GOUROU: As técnicas de enquadramento se tornaram mais dominadoras. Num país como a França, por exemplo, os campos eram populosos e os camponeses produziam a sua alimentação e a do resto do país com técnicas muito simples. Hoje em dia, as técnicas de enquadramento se aperfeiçoaram e limitaram a importância das técnicas de produção. Os cavalos foram suprimidos, porque há motores, e as poucas pessoas que trabalham na terra estão enquadradas pelas escolas, pelos bancos, pelo Estado. O enquadramento é mais importante do que a produção. Isso muda inteiramente a paisagem. Considere os Alpes europeus. Antigamente, eram destinados à produção em vista do consumo dos moradores. As vacas produziam o leite e o queijo que eram consumidos e, só eventualmente, vendidos. Hoje, tudo mudou. Os habitantes dos Alpes já não se ocupam dos seus animais. Descobriram um enquadramento novo, que é o esportivo. Os Alpes estão destinados ao esqui, ao repouso na montanha etc. A produção praticamente inexiste. O turismo e os esportes de inverno é que são importantes e o enquadramento é fundamental, as estradas, os meios de transporte…

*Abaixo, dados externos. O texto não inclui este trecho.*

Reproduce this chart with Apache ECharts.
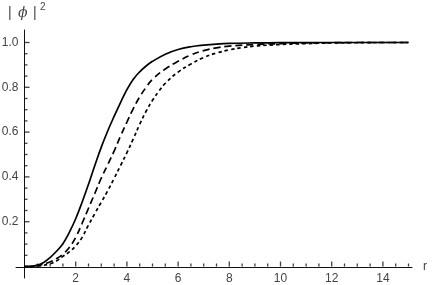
<!DOCTYPE html>
<html>
<head>
<meta charset="utf-8">
<script src="https://cdn.jsdelivr.net/npm/echarts@6/dist/echarts.min.js"></script>
<style>html,body{margin:0;padding:0;background:#fff;}#c{width:432px;height:285px;}</style>
</head>
<body>
<div id="c"></div>
<script>
// r values and |phi|^2
const rSolid = [0,0.25,0.5,0.75,1.0,1.25,1.5,1.75,2.0,2.25,2.5,2.75,3.0,3.25,3.5,3.75,4.0,4.25,4.5,4.75,5.0,5.5,6.0,6.5,7.0,7.5,8.0,9,10,11,12,13,14,15];
const ySolid = [0,0.001,0.006,0.018,0.04,0.068,0.102,0.152,0.213,0.287,0.367,0.452,0.533,0.605,0.67,0.732,0.79,0.836,0.869,0.895,0.916,0.948,0.969,0.981,0.988,0.993,0.996,0.998,0.999,1,1,1,1,1];

const rLong = [0,0.5,1.0,1.25,1.5,1.75,2.0,2.25,2.5,2.75,3.0,3.25,3.5,3.75,4.0,4.25,4.5,4.75,5.0,5.5,6.0,6.5,7.0,7.5,8.0,9,10,11,12,13,14,15];
const yLong = [0,0.004,0.02,0.035,0.055,0.085,0.13,0.193,0.26,0.327,0.395,0.455,0.515,0.582,0.645,0.705,0.757,0.8,0.836,0.882,0.916,0.944,0.964,0.976,0.984,0.991,0.995,0.998,0.999,1,1,1];

const rShort = [0,0.5,1.0,1.25,1.5,1.75,2.0,2.25,2.5,2.75,3.0,3.25,3.5,3.75,4.0,4.25,4.5,4.75,5.0,5.25,5.5,6.0,6.5,7.0,7.5,8.0,8.5,9,10,11,12,13,14,15];
const yShort = [0,0.002,0.012,0.025,0.045,0.065,0.092,0.13,0.185,0.237,0.287,0.338,0.393,0.45,0.508,0.57,0.635,0.693,0.742,0.783,0.818,0.868,0.904,0.933,0.953,0.967,0.977,0.984,0.991,0.995,0.998,0.999,1,1];

// tick positions
const xTickLabels = [2,4,6,8,10,12,14];
const xMinorTicks = [0.5,1,1.5,2.5,3,3.5,4.5,5,5.5,6.5,7,7.5,8.5,9,9.5,10.5,11,11.5,12.5,13,13.5,14.5,15];
const yTickLabels = [0.2,0.4,0.6,0.8,1.0];
const yMinorTicks = [0.05,0.1,0.15,0.25,0.3,0.35,0.45,0.5,0.55,0.65,0.7,0.75,0.85,0.9,0.95];

const xMajorStep = 2, xMajorMax = 14, xMax = 15;
const yMajorStep = 0.2, yMax = 1.0;
const xOuterMin = -0.332, xOuterMax = 15.137, yOuterMin = -0.05, yOuterMax = 1.056;

function pairs(xs, ys){ return xs.map((x,i)=>[x, ys[i]]); }

const chart = echarts.init(document.getElementById('c'), null, {renderer:'canvas'});
const FONT = 'Liberation Sans, Arial, sans-serif';
const labelFont = {fontFamily:FONT, fontSize:12, color:'#444'};
const AX = '#111';

function g(left, right, top, bottom){ return {left, right, top, bottom, containLabel:false, outerBoundsMode:'none'}; }
function hidden(gridIndex, min, max, extra){
  return Object.assign({gridIndex, type:'value', min, max,
    axisLine:{show:false, onZero:false}, axisTick:{show:false}, axisLabel:{show:false}, splitLine:{show:false}}, extra || {});
}
function tickSeries(data, size, offset){
  return {type:'scatter', xAxisIndex:0, yAxisIndex:0, data, symbol:'rect', symbolSize:size, symbolOffset:offset,
    itemStyle:{color:AX}, silent:true, clip:false, emphasis:{disabled:true}, z:3};
}

chart.setOption({
  animation:false,
  backgroundColor:'#fff',
  grid:[
    g(24.5, 23.5, 42.5, 18.5),   // 0: data (x 0..15, y 0..1)
    g(24.5, 49.1, 42.5, 18.5),   // 1: tick labels (x 0..14, y 0..1)
    g(16, 20, 30, 7)             // 2: axis lines crossing at zero
  ],
  xAxis:[
    hidden(0, 0, xMax),
    hidden(1, 0, xMajorMax, {interval:xMajorStep, position:'bottom',
      axisLabel:Object.assign({show:true, margin:6, showMinLabel:false, formatter:v=>String(v)}, labelFont)}),
    {gridIndex:2, type:'value', min:xOuterMin, max:xOuterMax, position:'bottom',
     axisLine:{show:true, onZero:true, lineStyle:{color:AX, width:1}},
     axisTick:{show:false}, axisLabel:{show:false}, splitLine:{show:false},
     name:'r', nameLocation:'end', nameGap:11,
     nameTextStyle:{fontFamily:FONT, fontSize:12, color:'#444', verticalAlign:'middle'}}
  ],
  yAxis:[
    hidden(0, 0, yMax),
    hidden(1, 0, yMax, {interval:yMajorStep, position:'left',
      axisLabel:Object.assign({show:true, margin:6, showMinLabel:false, formatter:v=>v.toFixed(1)}, labelFont)}),
    {gridIndex:2, type:'value', min:yOuterMin, max:yOuterMax, position:'left',
     axisLine:{show:true, onZero:true, lineStyle:{color:AX, width:1}},
     axisTick:{show:false}, axisLabel:{show:false}, splitLine:{show:false}}
  ],
  graphic:[
    {type:'text', left:8, top:6, style:{text:'| ', fontFamily:FONT, fontSize:14, fill:'#444'}},
    {type:'text', left:18, top:6, style:{text:'ϕ', fontFamily:'DejaVu Serif, serif', fontStyle:'italic', fontSize:14, fill:'#444'}},
    {type:'text', left:33, top:6, style:{text:'|', fontFamily:FONT, fontSize:14, fill:'#444'}},
    {type:'text', left:40, top:2, style:{text:'2', fontFamily:FONT, fontSize:10, fill:'#444'}}
  ],
  series:[
    tickSeries(xTickLabels.map(v=>[v,0]), [1.3,5], [0,-2.5]),
    tickSeries(xMinorTicks.map(v=>[v,0]), [1.3,3], [0,-1.5]),
    tickSeries(yTickLabels.map(v=>[0,v]), [5,1.3], [2.5,0]),
    tickSeries(yMinorTicks.map(v=>[0,v]), [3,1.3], [1.5,0]),
    {type:'line', xAxisIndex:0, yAxisIndex:0, data:pairs(rSolid,ySolid), smooth:0.4, showSymbol:false, symbol:'none', clip:false,
     lineStyle:{color:'#000', width:1.7, type:'solid'}},
    {type:'line', xAxisIndex:0, yAxisIndex:0, data:pairs(rLong,yLong), smooth:0.4, showSymbol:false, symbol:'none', clip:false,
     lineStyle:{color:'#000', width:1.7, type:[7,4]}},
    {type:'line', xAxisIndex:0, yAxisIndex:0, data:pairs(rShort,yShort), smooth:0.4, showSymbol:false, symbol:'none', clip:false,
     lineStyle:{color:'#000', width:1.7, type:[3.5,3]}}
  ]
});
</script>
</body>
</html>
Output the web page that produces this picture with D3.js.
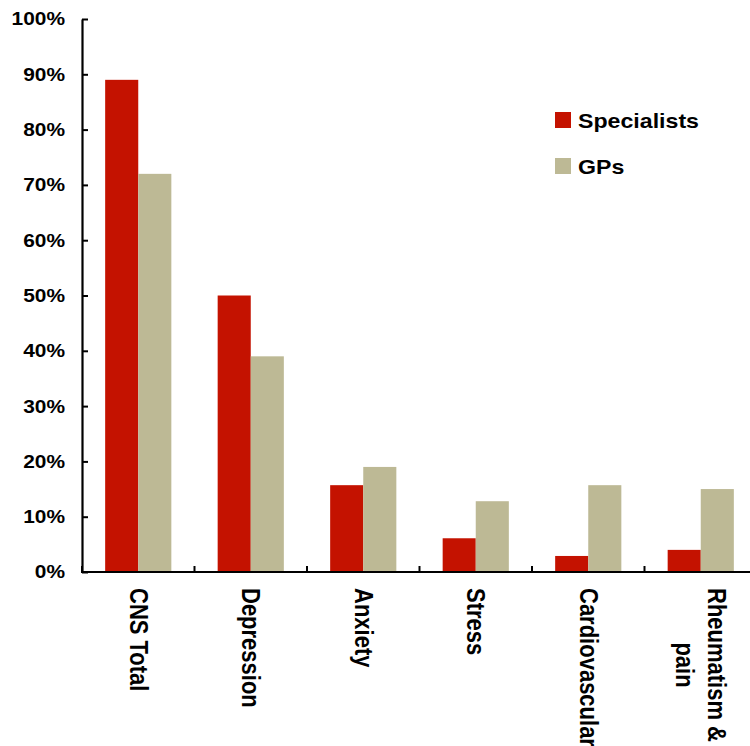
<!DOCTYPE html>
<html>
  <head>
    <title>Specialists vs GPs</title>
    <script src="https://cdn.jsdelivr.net/npm/d3@7/dist/d3.min.js"></script>
    <style>
      body { margin: 0; background: #fff; }
      #chart text {
        font-family: "Liberation Sans", Arial, sans-serif;
        font-weight: bold;
        fill: #000;
      }
    </style>
  </head>
  <body>
    <svg id="chart" width="750" height="746"></svg>
  </body>
  <script>
    // data
    const categories = ["CNS Total", "Depression", "Anxiety", "Stress", "Cardiovascular", "Rheumatism &\npain"];
    const seriesNames = ["Specialists", "GPs"];
    const specialists = [89, 50, 15.7, 6.1, 2.9, 4];
    const gps = [72, 39, 19, 12.8, 15.7, 15];
    const yTicks = [0, 10, 20, 30, 40, 50, 60, 70, 80, 90, 100];

    const colors = { Specialists: "#c41200", GPs: "#bdb995" };
    const stretch = 1.13; // original picture is a bit wider than tall

    const svg = d3.select("#chart");
    const plotLeft = 82, plotRight = 757, plotTop = 19, plotBottom = 572;

    const x = d3.scaleBand().domain(categories).range([plotLeft, plotRight]).padding(0);
    const x1 = d3.scaleBand().domain(seriesNames).range([0, x.bandwidth()]).paddingInner(0).paddingOuter(0.7);
    const y = d3.scaleLinear().domain([0, 100]).range([plotBottom, plotTop]);

    const rows = categories.map((c, i) => ({ cat: c, Specialists: specialists[i], GPs: gps[i] }));

    // bars
    const groups = svg.append("g").selectAll("g")
      .data(rows)
      .join("g")
      .attr("transform", d => `translate(${x(d.cat)},0)`);

    groups.selectAll("rect")
      .data(d => seriesNames.map(s => ({ s, v: d[s] })))
      .join("rect")
      .attr("x", d => x1(d.s))
      .attr("width", x1.bandwidth())
      .attr("y", d => y(d.v))
      .attr("height", d => y(0) - y(d.v))
      .attr("fill", d => colors[d.s]);

    // y axis, ticks pointing inward
    const yAxis = svg.append("g")
      .attr("transform", `translate(${plotLeft},0)`)
      .call(d3.axisLeft(y).tickValues(yTicks).tickSizeInner(-6).tickSizeOuter(0).tickPadding(17).tickFormat(d => d + "%"));
    yAxis.select(".domain").attr("stroke", "#000").attr("stroke-width", 2.2);
    yAxis.selectAll(".tick line").attr("stroke", "#000").attr("stroke-width", 2);
    yAxis.selectAll(".tick text")
      .attr("font-size", 18.5)
      .attr("x", -17 / stretch)
      .attr("transform", `scale(${stretch},1)`);

    // x axis line and category dividers
    svg.append("line")
      .attr("x1", plotLeft - 1).attr("x2", 750)
      .attr("y1", plotBottom).attr("y2", plotBottom)
      .attr("stroke", "#000").attr("stroke-width", 2.2);

    svg.append("g").selectAll("line")
      .data(categories)
      .join("line")
      .attr("x1", d => x(d)).attr("x2", d => x(d))
      .attr("y1", plotBottom).attr("y2", plotBottom - 6)
      .attr("stroke", "#000").attr("stroke-width", 2);

    // rotated category labels
    const fs = 22, lineH = 1.3 * fs;
    categories.forEach(c => {
      const lines = c.split("\n");
      const t = svg.append("text")
        .attr("font-size", fs)
        .attr("transform", `translate(${x(c) + x.bandwidth() / 2},588) scale(${stretch},1) rotate(90)`);
      const spans = lines.map((ln, i) => t.append("tspan")
        .attr("x", 0)
        .attr("y", (i - (lines.length - 1) / 2) * lineH + 0.35 * fs)
        .text(ln));
      const widths = spans.map(s => s.node().getComputedTextLength());
      const maxW = d3.max(widths);
      spans.forEach((s, i) => s.attr("x", (maxW - widths[i]) / 2));
    });

    // legend
    const legend = svg.append("g").selectAll("g")
      .data(seriesNames)
      .join("g")
      .attr("transform", (d, i) => `translate(555,${112 + i * 46})`);
    legend.append("rect")
      .attr("width", 16).attr("height", 16)
      .attr("fill", d => colors[d]);
    legend.append("text")
      .attr("font-size", 20.5)
      .attr("transform", `translate(23,15.5) scale(${stretch},1)`)
      .text(d => d);
  </script>
</html>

BM: O exemplo é muito claro.
GOUROU: Tudo agora é assim. Quanto mais desenvolvidos os países, mais isso se verifica. A região da Provence está se esvaziando, salvo à beira-mar, onde há uma massa enorme de gente que vai aproveitar o sol graças ao automóvel, ao avião etc. Já não se plantam oliveiras. As azeitonas são compradas da Tunísia, país suficientemente pobre para produzir azeitonas.
OS GOVERNOS NÃO SÃO MESTRES DA CIVILIZAÇÃO
BM: Qual o papel que o geógrafo deve e pode desempenhar?

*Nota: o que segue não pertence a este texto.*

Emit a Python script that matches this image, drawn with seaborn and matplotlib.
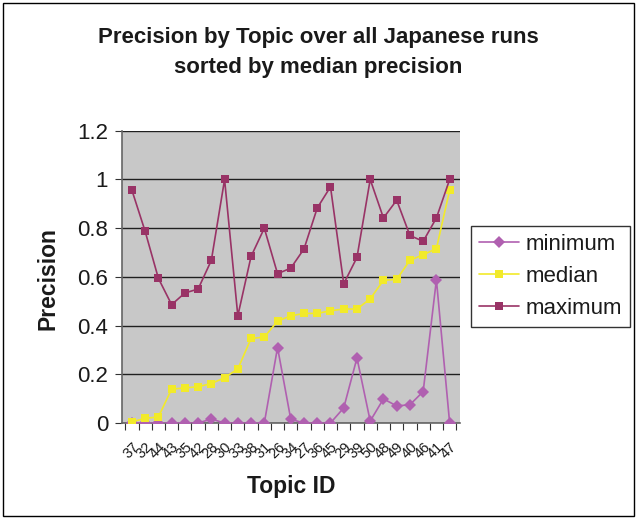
import matplotlib
matplotlib.use("Agg")
import matplotlib.pyplot as plt
import seaborn as sns
import pandas as pd
from matplotlib.patches import Rectangle
from matplotlib.ticker import FixedLocator, NullFormatter

topics = ["37", "32", "44", "43", "35", "42", "28", "30", "33", "38", "31", "26", "34",
          "27", "36", "45", "29", "39", "50", "48", "49", "40", "46", "41", "47"]
minimum = [0.0, 0.0, 0.0, 0.0, 0.0, 0.0, 0.016, 0.0, 0.0, 0.0, 0.0, 0.31, 0.015,
           0.0, 0.0, 0.0, 0.062, 0.267, 0.008, 0.099, 0.07, 0.075, 0.129, 0.588, 0.0]
median = [0.005, 0.019, 0.025, 0.139, 0.144, 0.149, 0.162, 0.186, 0.222, 0.347, 0.353, 0.418, 0.44,
          0.45, 0.45, 0.461, 0.468, 0.468, 0.51, 0.586, 0.59, 0.668, 0.691, 0.716, 0.956]
maximum = [0.956, 0.787, 0.594, 0.486, 0.534, 0.55, 0.668, 1.0, 0.44, 0.684, 0.80, 0.613, 0.636,
           0.715, 0.883, 0.97, 0.572, 0.68, 1.0, 0.842, 0.915, 0.77, 0.746, 0.842, 1.0]
series_names = ["minimum", "median", "maximum"]
yticks = [0, 0.2, 0.4, 0.6, 0.8, 1.0, 1.2]
ytick_labels = ["0", "0.2", "0.4", "0.6", "0.8", "1", "1.2"]

rows = []
for name, vals in zip(series_names, [minimum, median, maximum]):
    for i, v in enumerate(vals):
        rows.append({"pos": i, "topic": topics[i], "value": v, "series": name})
df = pd.DataFrame(rows)

sns.set_theme(style="white")
plt.rcParams["font.family"] = ["Liberation Sans", "DejaVu Sans"]
plt.rcParams["text.color"] = "#1a1a1a"
plt.rcParams["xtick.color"] = "#1a1a1a"
plt.rcParams["ytick.color"] = "#1a1a1a"

fig = plt.figure(figsize=(6.37, 5.19), dpi=100)
ax = fig.add_axes([0.1915, 0.185, 0.531, 0.563])
ax.set_facecolor("#C8C8C8")

palette = {"minimum": "#B060B0", "median": "#F2EA2A", "maximum": "#993366"}
markers = {"minimum": "D", "median": "s", "maximum": "s"}
sns.lineplot(data=df, x="pos", y="value", hue="series", style="series",
             hue_order=series_names, style_order=series_names,
             palette=palette, markers=markers, dashes=False, ax=ax,
             linewidth=1.2, markersize=6, markeredgewidth=0, legend=True, zorder=3)

ax.set_xlim(-0.75, 24.8)
ax.set_ylim(0, 1.2)
ax.set_yticks(yticks)
ax.set_yticklabels(ytick_labels, fontsize=16)
ax.yaxis.grid(True, color="#202020", linewidth=1.0)
ax.set_axisbelow(True)

ax.set_xticks(range(len(topics)))
ax.set_xticklabels(topics, rotation=45, fontsize=10.5, ha="right", rotation_mode="anchor")
ax.tick_params(axis="x", which="major", length=0, pad=12)
ax.xaxis.set_minor_locator(FixedLocator([i - 0.5 for i in range(len(topics) + 1)]))
ax.xaxis.set_minor_formatter(NullFormatter())
ax.tick_params(axis="x", which="minor", length=5, width=0.8, color="#333333", direction="out", bottom=True)
ax.tick_params(axis="y", length=5, width=0.8, color="#333333", direction="out", left=True, pad=5)

for side in ["top", "right"]:
    ax.spines[side].set_visible(False)
ax.spines["left"].set_color("#666666")
ax.spines["bottom"].set_color("#666666")
ax.spines["left"].set_linewidth(1.2)
ax.spines["bottom"].set_linewidth(1.2)

ax.set_xlabel("")
ax.set_ylabel("")
fig.text(291 / 637, 1 - 487 / 519, "Topic ID", ha="center", va="center",
         fontsize=16.5, fontweight="bold")
fig.text(48 / 637, 1 - 279 / 519, "Precision", ha="center", va="center", rotation=90,
         fontsize=16.5, fontweight="bold")

leg = ax.legend(loc="upper left", bbox_to_anchor=(471 / 637, 1 - 226 / 519), bbox_transform=fig.transFigure,
                fontsize=16, frameon=True, fancybox=False, edgecolor="black", borderaxespad=0,
                handlelength=1.8, labelspacing=0.5, borderpad=0.35, handletextpad=0.3)
leg.get_frame().set_linewidth(1.0)

fig.text(0.5, 1 - 38 / 519, "Precision by Topic over all Japanese runs", ha="center", va="center",
         fontsize=16, fontweight="bold")
fig.text(0.5, 1 - 68 / 519, "sorted by median precision", ha="center", va="center",
         fontsize=16, fontweight="bold")

fig.patches.append(Rectangle((0.005, 0.005), 0.99, 0.99, transform=fig.transFigure,
                             fill=False, edgecolor="black", linewidth=1.0))

fig.savefig("out.png", dpi=100, facecolor="white")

GOUROU: O geógrafo deve explicar os fatos relativos à civilização, ele não dá conselhos. Mesmo porque nenhum governo é mestre da civilização, que é sempre mais forte. De que adianta dar conselhos a um governo que se confronta com problemas materiais graves? E que sentido faz, aliás, perguntar de que serve a geografia ou a história? Por acaso o conhecimento histórico impediu os homens de fazer besteiras? Nunca fizemos tantas quanto no século XX, que teve as duas maiores guerras de todos os tempos, os dois maiores massacres. Verdade que, diante da automatização crescente, há um excesso de homens. Foi a bomba atômica que parou a guerra. Sem ela, ainda estariam se matando. Com ela, abrimos um capítulo imprevisível da história.
BM: O senhor está dizendo que o desenvolvimento técnico pode ser um fator contrário à civilização…
GOUROU: Não, ele faz parte da civilização, mas pode ser contrário à felicidade geral. Pense nas possibilidades de comunicação hoje existentes – a internet, por exemplo. Como ter controle sobre isso tudo?
A CIVILIZAÇÃO DA PALAVRA REGISTRADA
BM: O senhor escreveu a vida inteira. Qual é, na sua opinião, o futuro da escrita?
GOUROU: É possível que a escrita venha a ser substituída pela gravação, a palavra gravada. No meu tempo, era lógico escrever. Em breve, não haverá mais necessidade alguma de escrever, porque falaremos e seremos transmitidos na Terra inteira. Estamos em vias de perder a escrita. Também perdemos o cálculo. Rumamos para sociedades em que haverá apenas alguns indivíduos extremamente competentes, astuciosos…
BM: Qual será o perfil deste indivíduo?
GOUROU: Um sujeito que vai continuar se instruindo, apesar de os outros não serem mais sequer capazes de calcular, de fazer uma pequena divisão. Tal indivíduo pertencerá no futuro à classe dos patrões. Poderá então haver uma tirania decorrente do monopólio da ciência.
BM: O monopólio do raciocínio e da escrita…
GOUROU: É possível, aliás, que nós estejamos entrando noutra civilização.
BM: A civilização da palavra?
GOUROU: Da palavra registrada.
BM: Os que souberem escrever poderão se expressar melhor…
GOUROU: Os que souberem escrever se tornarão deuses, chefes… Mas isso tudo supera a minha geografia. O fato é que o mundo desliza sob os nossos pés e pode ser que, em breve, não tenhamos comida por ninguém se interessar mais pelo cultivo do trigo. Pode haver uma crise e daí os países tropicais vão se beneficiar. Agora, produzem pouco, mas produzirão mais se o mundo precisar.